> The problem
Look through the data below and extract, unchanged, the lines from the one that contains "Write a component" to the one that contains "0.980, 1, 1]", both included.

___ Data extract

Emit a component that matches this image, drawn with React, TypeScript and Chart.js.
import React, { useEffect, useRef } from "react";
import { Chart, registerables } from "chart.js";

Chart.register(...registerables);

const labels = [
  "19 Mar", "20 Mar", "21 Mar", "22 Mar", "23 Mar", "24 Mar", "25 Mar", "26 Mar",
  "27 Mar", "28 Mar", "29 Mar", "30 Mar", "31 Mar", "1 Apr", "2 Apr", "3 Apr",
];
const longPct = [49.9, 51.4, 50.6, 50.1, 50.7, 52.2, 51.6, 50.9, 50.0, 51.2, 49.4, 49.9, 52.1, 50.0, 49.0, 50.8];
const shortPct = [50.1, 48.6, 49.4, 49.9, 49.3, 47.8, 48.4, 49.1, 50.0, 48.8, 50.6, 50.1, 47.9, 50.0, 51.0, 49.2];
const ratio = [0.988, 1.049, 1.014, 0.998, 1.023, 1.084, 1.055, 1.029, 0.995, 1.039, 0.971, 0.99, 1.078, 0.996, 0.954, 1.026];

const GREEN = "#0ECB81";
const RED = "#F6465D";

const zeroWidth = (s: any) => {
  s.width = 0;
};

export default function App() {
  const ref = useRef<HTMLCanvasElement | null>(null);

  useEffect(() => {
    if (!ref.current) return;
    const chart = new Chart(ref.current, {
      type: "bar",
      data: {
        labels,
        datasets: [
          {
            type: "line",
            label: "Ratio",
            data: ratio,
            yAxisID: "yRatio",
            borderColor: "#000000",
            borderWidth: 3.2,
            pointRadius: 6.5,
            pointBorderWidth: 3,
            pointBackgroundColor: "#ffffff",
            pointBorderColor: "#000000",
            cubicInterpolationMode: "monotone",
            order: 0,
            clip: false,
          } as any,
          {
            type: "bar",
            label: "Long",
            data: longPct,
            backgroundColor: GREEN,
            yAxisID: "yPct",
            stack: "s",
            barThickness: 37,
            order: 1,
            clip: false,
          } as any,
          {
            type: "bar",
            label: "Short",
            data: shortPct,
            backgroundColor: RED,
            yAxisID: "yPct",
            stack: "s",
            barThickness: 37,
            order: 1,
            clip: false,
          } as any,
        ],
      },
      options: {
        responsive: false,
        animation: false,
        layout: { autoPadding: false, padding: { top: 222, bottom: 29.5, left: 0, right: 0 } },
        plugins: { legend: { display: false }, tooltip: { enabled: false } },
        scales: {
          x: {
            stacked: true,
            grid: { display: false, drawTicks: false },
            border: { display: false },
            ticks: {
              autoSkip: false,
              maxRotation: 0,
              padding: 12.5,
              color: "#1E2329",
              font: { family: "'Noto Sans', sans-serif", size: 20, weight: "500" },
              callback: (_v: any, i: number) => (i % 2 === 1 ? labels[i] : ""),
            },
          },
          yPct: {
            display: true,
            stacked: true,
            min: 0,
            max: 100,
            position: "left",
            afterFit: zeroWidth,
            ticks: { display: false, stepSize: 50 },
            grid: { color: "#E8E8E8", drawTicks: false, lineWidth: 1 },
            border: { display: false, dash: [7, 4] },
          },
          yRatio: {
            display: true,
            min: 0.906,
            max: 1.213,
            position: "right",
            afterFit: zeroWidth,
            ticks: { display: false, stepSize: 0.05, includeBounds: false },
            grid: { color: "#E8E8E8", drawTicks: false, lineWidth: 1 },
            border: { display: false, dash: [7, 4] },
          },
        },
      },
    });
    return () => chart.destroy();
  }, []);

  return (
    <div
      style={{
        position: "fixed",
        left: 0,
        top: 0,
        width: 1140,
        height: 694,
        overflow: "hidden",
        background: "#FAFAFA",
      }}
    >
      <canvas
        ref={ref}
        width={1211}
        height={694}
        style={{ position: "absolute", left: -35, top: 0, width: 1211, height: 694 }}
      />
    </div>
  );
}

______
___ Data extract

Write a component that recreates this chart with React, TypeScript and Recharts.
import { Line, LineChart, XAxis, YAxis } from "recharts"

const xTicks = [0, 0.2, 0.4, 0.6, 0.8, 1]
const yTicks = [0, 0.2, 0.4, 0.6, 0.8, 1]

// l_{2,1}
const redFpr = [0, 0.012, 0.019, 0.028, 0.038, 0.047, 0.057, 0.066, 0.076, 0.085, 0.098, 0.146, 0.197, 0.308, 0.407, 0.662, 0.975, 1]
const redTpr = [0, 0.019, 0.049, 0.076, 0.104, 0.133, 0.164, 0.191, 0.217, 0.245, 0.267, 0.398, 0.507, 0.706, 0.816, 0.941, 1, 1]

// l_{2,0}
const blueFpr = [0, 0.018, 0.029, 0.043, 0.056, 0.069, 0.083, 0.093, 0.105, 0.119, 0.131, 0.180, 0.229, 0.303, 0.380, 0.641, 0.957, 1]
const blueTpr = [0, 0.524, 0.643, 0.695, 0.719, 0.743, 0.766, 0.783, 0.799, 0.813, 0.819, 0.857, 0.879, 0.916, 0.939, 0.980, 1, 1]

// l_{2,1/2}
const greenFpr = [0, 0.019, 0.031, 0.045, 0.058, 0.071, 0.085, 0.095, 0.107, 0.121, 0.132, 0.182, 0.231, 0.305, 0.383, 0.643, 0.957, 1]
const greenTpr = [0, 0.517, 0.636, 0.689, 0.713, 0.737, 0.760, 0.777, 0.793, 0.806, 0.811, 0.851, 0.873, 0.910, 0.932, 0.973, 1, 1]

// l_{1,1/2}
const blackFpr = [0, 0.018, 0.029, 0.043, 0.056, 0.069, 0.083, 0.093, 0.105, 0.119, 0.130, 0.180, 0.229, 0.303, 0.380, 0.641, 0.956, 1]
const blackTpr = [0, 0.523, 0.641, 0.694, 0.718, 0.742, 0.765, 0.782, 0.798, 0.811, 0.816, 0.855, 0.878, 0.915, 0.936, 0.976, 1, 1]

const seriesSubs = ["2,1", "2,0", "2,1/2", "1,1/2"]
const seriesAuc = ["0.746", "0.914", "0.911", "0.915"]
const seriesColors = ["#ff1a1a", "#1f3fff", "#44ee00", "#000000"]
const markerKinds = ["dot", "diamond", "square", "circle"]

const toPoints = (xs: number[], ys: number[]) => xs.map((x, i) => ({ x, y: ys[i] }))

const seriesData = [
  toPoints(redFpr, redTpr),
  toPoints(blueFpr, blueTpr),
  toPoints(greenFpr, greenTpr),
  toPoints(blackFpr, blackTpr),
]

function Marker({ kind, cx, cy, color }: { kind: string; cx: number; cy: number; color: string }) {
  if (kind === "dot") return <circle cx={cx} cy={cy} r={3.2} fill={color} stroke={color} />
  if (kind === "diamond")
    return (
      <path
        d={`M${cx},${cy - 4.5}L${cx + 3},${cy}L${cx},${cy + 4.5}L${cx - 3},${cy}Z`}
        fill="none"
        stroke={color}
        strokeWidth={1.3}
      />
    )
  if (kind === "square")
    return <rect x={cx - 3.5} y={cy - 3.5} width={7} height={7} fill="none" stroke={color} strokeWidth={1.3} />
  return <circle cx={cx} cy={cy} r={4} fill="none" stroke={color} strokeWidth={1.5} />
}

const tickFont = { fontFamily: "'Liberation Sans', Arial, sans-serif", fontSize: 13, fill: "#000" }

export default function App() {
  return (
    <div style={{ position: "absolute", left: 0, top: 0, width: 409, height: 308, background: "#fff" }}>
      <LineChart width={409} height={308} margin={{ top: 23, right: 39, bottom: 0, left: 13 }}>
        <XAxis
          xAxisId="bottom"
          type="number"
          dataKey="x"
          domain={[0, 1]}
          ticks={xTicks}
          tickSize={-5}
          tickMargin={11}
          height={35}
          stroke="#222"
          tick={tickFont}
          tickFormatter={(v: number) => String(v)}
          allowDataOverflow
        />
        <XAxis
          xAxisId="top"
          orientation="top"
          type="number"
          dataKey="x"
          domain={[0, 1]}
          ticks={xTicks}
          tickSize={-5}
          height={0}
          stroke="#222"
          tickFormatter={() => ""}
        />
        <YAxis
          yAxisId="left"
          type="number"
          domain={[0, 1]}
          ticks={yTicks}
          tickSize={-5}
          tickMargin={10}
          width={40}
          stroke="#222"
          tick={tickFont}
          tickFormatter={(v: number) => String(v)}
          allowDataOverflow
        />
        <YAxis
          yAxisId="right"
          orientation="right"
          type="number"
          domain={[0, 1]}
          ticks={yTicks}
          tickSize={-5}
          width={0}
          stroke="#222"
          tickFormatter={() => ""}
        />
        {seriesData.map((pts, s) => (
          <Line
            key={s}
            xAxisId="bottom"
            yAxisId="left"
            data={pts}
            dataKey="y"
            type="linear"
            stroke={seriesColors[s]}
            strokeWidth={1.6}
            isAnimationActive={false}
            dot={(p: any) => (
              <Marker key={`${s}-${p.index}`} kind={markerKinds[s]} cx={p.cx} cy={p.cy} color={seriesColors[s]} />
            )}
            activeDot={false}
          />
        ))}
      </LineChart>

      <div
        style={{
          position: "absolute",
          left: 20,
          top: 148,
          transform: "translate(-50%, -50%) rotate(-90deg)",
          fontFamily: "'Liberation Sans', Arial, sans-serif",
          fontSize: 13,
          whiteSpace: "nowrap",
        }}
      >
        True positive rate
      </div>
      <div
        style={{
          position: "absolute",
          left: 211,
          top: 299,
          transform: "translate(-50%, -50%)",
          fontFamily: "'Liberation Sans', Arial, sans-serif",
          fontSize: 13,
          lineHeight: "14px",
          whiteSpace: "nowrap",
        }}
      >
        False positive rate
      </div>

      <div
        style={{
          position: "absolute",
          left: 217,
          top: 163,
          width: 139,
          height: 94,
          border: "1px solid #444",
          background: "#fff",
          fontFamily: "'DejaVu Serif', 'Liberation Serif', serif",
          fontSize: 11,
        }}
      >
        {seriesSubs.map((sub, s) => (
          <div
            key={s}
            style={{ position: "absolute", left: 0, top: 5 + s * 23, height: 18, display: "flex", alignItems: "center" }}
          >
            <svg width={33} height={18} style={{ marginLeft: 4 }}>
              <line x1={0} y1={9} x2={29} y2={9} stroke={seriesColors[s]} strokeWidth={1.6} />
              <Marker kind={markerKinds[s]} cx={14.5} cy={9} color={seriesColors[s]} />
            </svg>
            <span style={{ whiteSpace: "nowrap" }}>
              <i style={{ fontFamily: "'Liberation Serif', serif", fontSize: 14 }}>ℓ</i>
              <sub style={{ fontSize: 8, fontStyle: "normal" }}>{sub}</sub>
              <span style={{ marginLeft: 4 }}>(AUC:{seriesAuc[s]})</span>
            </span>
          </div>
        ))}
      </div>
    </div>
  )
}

______

> Final answer
Write a component that recreates this chart with React, TypeScript and Recharts.
import { Line, LineChart, XAxis, YAxis } from "recharts"

const xTicks = [0, 0.2, 0.4, 0.6, 0.8, 1]
const yTicks = [0, 0.2, 0.4, 0.6, 0.8, 1]

// l_{2,1}
const redFpr = [0, 0.012, 0.019, 0.028, 0.038, 0.047, 0.057, 0.066, 0.076, 0.085, 0.098, 0.146, 0.197, 0.308, 0.407, 0.662, 0.975, 1]
const redTpr = [0, 0.019, 0.049, 0.076, 0.104, 0.133, 0.164, 0.191, 0.217, 0.245, 0.267, 0.398, 0.507, 0.706, 0.816, 0.941, 1, 1]

// l_{2,0}
const blueFpr = [0, 0.018, 0.029, 0.043, 0.056, 0.069, 0.083, 0.093, 0.105, 0.119, 0.131, 0.180, 0.229, 0.303, 0.380, 0.641, 0.957, 1]
const blueTpr = [0, 0.524, 0.643, 0.695, 0.719, 0.743, 0.766, 0.783, 0.799, 0.813, 0.819, 0.857, 0.879, 0.916, 0.939, 0.980, 1, 1]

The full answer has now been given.